そう、そうかもね。キモいほど努力したお医者様と造られた神サマの会話、かあ……私、ついていけないんだろうな。それも、両方ともすごいテンション上がってそう。
それは、想像するだにめんどくさいシーンだったけど。でも、病院の受付へと向かう私の足取りは、ほんの少し軽くなった、ような気もした。
病院は、いつもより閑散としていたけど、私はあまり気にしなかった。代理母を採用している家庭は、今、最高に心配性になってる。だから、検診さえ控えさせてるってこともありそうだから。そもそも、代理母だからって自分も第七天の住人になれたみたいな顔をしているバカ女どもとは話が合わないし。雇い主の職やら自宅の設備やらを自慢し合うのは、奴隷が金の枷を自慢し合ったって話を思い出させて気持ち悪かった。顔を合わないでせいせいするくらい。
だから、私が初めておかしいと思ったのは、受付の美人さんの顔がやけに引きつってるなって思った時。
「マリア・チャーチ……ホルツバウアー家の代理母だな」
そしてその違和感も、一瞬で理解に変わる。受付さんの強ばった表情は、背後に銃を持った男が――それも複数いるから。影に紛れるように潜んでいたそいつらは、私にも銃口を向ける。顔を黒っぽい布で隠しているけど、目の周りだけ見える肌は浅黒くて第七天の住人とは思えない。つまりは、下層から忍び込んできたということ。
こちらを睨む真っ黒な銃口は、それこそ地獄へと続く穴みたい。
「何……何なのよ……」
喘ぎながら、でも私には分かってた。私の名前と、それに雇い主の名前まで知られて待ち構えてたってことは、狙いは私――の、お腹に宿ってる胎児。
『テロリストにとって、君たちは格好の標的になる』
ドクター・ニシャール、あんたってば予言者ね。
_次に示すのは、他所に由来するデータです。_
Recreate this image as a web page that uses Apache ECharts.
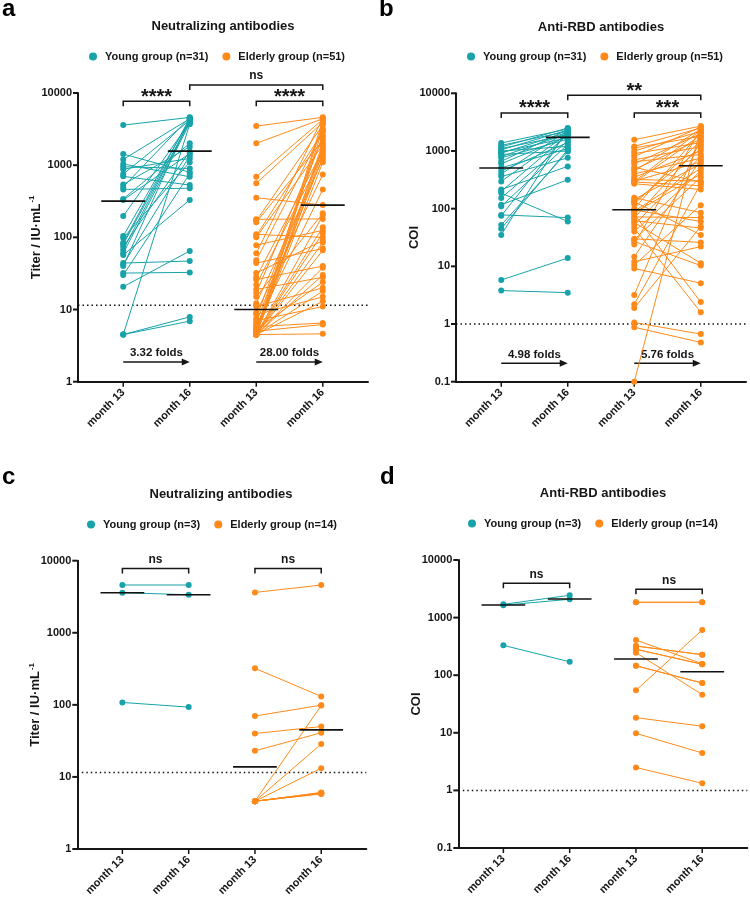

それともこれってあんたが手引きしたこと? 第七天のど真ん中、厳重に警備されてるはずの病院で、銃を構えたテロリストに囲まれるなんて。
――マリア……。
あの子の声でさえ、不安げだった。そうだよね、いくら賢い神の子で、精神感応なんか使えるからって、今のあんたはただの胎児だもんね。子宮の中からじゃ手も足も出せやしない。
私が、守らなきゃ――でも、どうやって? 相手は銃を持ってるのに?
「誰か……っ!」
「声を出しても無駄だ」
だよね、分かってた。病院に入る時に誰も警告しなかったってことは、制圧済みだってこと。警察だか軍隊が来るにしても、いつになるかは分からない。
でも、だからって乱暴に腕を掴まれて黙ってる訳にはいかない。
「――どうしようってのよ!?」
精一杯の虚勢を張って睨んで見せると、覆面の下のテロリストの頬が笑った気がした。強がりを、嗤われたんだ。
「怯えるな。助けてやろうっていうんだ。お前の腹に巣食った、化け物から」
「この子は化け物なんかじゃない!」
「洗脳されてるのか。まあ、良い。連れて行け」
「どこに――っ!?」
――マリア、刺激しないで!
「神の子」の声は不安そうだった。心で繋がっている声だから、自分だけじゃなく私を心配しているのが分かる。まったく、この世間知らずに忠告されるなんて!
「化け物じゃない……」
こいつは、ただの子供なんだ。ちょっと変わってるけど、胎児と同じで生まれてさえない赤ちゃん。なのに人のことばかり考えて。この子は、神でも化け物でもない、ただの子供だ。
でも、食いしばった唇の間から漏れた呟きが顧みられるはずもなく。
私は、ただ無様に引きずられるしかなかった。